Belgian Surrealist painter René Magritte’s works now sell for millions, but back in the early 1930s, the artist struggled just to buy art supplies. That’s why he sliced one of his finished works, “La Pose Enchantée,” or "The Enchanted Pose," an image of two nude women standing next to one another, into four pieces, using the canvases to create other paintings. Since 2013, when the first piece of the painting was discovered via X-ray imaging under another Magritte painting art historians have searched for the other missing pieces of the “La Pose.” The BBC reports that now the last piece has been located, ending the saga of the two nudes.

“La Pose” was exhibited by Magritte in 1927 and photographed in black and white. But after 1932, it was never seen again. According to a press release, researchers were X-raying a 1935 piece called “The Portrait” at New York's Museum of Modern Art when they discovered the upper left quadrant of “La Pose” under the layers of paint. Soon, researchers found the lower left under a painting in a Stockholm museum called “The Red Model,” and then the lower right was found under “The Human Condition” a work housed at the Norwich Castle Museum.

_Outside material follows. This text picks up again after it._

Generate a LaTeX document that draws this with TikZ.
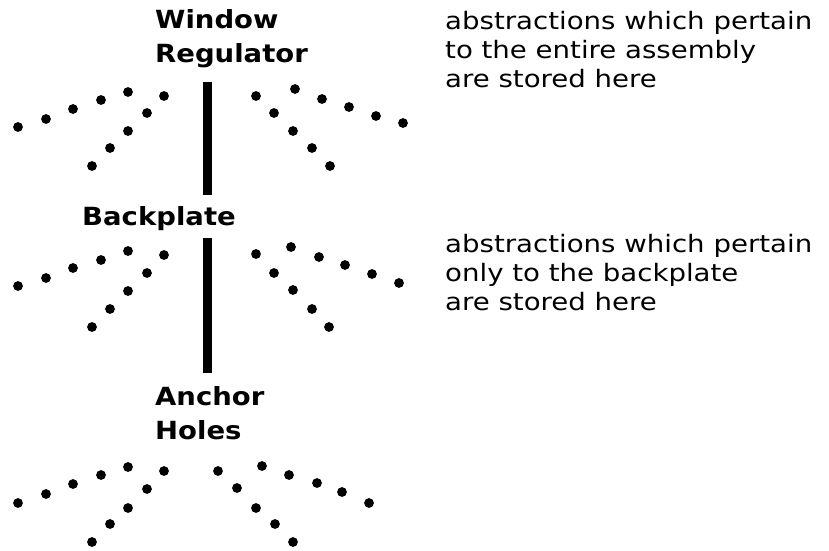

The final piece of the puzzle was solved when researchers with the University of Liège in a partnership with the Royal Museums of Fine Arts of Belgium scowered the Magritte Museum collection in Belgium. During a mid-October, they found success when they detected the final piece under a Magritte painting entitled “God is Not a Saint,” completed between 1935 and 1936.

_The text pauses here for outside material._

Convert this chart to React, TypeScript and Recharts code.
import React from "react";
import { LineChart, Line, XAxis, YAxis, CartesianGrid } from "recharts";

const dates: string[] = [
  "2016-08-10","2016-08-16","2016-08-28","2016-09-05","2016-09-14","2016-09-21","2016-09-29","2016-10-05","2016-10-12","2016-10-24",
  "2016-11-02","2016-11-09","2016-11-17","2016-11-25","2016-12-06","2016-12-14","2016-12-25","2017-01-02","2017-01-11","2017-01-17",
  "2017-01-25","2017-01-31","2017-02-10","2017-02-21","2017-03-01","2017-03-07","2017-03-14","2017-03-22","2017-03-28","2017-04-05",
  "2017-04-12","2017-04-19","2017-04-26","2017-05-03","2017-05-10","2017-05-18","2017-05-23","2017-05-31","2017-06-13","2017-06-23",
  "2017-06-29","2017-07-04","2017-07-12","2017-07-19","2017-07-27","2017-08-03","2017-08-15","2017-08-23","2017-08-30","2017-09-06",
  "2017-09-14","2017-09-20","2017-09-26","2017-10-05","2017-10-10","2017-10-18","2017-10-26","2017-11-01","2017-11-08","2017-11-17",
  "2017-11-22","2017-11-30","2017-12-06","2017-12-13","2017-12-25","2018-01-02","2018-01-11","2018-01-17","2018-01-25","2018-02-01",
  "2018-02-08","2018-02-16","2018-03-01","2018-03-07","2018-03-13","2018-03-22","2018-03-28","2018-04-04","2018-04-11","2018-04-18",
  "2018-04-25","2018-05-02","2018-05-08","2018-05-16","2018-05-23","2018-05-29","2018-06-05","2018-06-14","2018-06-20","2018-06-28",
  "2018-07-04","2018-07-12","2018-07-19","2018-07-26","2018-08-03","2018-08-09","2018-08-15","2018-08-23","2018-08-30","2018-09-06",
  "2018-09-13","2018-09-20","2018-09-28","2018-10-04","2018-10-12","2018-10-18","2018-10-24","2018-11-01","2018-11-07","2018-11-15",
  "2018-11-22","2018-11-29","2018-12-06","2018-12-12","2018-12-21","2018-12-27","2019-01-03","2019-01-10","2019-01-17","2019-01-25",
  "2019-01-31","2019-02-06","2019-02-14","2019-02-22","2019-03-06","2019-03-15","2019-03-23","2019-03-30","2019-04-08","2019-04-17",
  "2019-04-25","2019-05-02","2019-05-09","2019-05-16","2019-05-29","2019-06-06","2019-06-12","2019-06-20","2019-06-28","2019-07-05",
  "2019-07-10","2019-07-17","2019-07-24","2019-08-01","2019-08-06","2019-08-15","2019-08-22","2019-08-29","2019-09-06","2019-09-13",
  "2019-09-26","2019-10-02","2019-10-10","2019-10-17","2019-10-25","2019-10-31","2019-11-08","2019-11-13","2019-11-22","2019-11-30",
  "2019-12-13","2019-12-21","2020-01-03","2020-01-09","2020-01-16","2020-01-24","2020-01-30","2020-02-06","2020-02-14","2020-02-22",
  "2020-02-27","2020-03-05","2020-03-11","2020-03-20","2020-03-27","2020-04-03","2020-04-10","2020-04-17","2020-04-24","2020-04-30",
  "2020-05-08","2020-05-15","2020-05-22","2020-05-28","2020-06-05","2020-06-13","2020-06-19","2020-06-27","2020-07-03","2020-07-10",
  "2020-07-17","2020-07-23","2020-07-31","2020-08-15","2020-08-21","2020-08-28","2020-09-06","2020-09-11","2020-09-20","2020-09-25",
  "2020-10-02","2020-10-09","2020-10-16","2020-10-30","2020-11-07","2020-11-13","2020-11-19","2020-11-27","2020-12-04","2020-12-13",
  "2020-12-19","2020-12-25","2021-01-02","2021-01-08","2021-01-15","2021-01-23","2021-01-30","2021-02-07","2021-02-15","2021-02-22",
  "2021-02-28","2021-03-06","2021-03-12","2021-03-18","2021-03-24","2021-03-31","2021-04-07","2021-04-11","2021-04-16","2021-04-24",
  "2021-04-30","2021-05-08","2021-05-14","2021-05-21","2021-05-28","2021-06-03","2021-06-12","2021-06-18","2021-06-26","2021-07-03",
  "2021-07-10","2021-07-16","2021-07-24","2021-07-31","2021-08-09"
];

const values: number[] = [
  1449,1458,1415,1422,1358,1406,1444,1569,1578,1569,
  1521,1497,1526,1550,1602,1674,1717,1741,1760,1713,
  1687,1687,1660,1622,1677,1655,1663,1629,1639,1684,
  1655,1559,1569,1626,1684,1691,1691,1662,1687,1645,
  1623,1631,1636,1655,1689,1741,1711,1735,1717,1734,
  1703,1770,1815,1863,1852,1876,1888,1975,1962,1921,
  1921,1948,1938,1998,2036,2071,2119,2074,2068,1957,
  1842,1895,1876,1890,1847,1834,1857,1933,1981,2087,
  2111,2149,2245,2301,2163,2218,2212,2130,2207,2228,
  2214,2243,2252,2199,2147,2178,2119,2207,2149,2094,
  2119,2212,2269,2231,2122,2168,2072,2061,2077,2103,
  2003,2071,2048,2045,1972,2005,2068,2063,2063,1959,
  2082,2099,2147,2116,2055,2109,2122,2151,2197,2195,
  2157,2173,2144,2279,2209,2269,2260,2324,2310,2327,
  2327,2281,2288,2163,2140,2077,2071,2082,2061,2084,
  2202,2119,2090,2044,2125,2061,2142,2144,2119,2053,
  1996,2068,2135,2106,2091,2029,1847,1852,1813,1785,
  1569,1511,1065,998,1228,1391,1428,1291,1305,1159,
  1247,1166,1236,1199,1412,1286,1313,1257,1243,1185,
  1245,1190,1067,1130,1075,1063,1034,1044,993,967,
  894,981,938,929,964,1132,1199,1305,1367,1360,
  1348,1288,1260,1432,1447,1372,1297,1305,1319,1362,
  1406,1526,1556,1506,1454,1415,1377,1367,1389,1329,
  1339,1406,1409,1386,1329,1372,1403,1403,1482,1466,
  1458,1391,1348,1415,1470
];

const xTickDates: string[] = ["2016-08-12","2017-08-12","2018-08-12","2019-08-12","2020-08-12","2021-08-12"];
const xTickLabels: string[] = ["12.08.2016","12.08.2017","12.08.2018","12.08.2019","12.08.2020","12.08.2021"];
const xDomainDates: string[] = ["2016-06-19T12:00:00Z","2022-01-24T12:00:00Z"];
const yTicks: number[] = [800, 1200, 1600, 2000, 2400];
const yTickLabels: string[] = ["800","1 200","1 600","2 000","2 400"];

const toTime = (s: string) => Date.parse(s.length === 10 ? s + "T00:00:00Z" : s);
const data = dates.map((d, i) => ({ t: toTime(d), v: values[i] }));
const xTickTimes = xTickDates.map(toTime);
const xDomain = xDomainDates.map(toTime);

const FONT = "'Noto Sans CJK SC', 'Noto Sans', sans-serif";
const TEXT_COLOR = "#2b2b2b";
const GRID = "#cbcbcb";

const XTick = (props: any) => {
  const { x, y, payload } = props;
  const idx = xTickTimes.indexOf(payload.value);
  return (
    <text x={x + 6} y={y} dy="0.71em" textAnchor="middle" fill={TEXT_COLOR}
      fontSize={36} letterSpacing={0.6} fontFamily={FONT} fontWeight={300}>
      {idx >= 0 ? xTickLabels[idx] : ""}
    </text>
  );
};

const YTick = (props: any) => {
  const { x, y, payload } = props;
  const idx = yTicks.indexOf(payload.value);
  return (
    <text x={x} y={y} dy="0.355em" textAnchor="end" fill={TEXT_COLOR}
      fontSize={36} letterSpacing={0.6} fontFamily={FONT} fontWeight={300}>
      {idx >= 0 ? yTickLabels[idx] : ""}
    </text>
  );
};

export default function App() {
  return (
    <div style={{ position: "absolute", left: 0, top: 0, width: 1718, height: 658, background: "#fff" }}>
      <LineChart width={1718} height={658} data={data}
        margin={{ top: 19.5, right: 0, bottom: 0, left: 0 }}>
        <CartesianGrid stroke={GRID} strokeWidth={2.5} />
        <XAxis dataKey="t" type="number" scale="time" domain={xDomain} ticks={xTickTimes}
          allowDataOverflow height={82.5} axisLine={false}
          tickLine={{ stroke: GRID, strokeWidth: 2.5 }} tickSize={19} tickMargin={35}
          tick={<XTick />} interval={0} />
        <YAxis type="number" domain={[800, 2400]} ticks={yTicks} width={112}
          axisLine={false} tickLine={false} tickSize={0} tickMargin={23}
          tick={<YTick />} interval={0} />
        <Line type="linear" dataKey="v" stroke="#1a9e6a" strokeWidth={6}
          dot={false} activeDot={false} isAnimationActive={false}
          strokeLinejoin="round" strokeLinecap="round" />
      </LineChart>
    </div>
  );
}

“When we realized what it was, we just looked at each other in shock," physics professor David Strivay, who worked on the project, tells the BBC.

La Pose
X-rays of "La Pose Enchantee" University of Liege

At Artsy, Isaac Kaplan reports that it is impossible to restore the older painting since that would mean destroying the later works. But the image has been reconstructed in virtual form.

“La Pose” is not the only missing painting by Magritte. According to the press release, the artist was in the habit of recycling his frames, and, it now seems, reusing canvases. “If we have the opportunity to continue this research, it is reasonable to expect that more of Magritte's missing paintings will surface.” says Michel Draguet, general director of the Royal Museums of Fine Arts of Belgium.

Magritte might have pinched his pennies a little less if he knew what his works would eventually be worth. Kaplan reports that just this week, Christie’s sold his “L’empire des lumières” for $20.5 million with fees, a new record for a Magritte.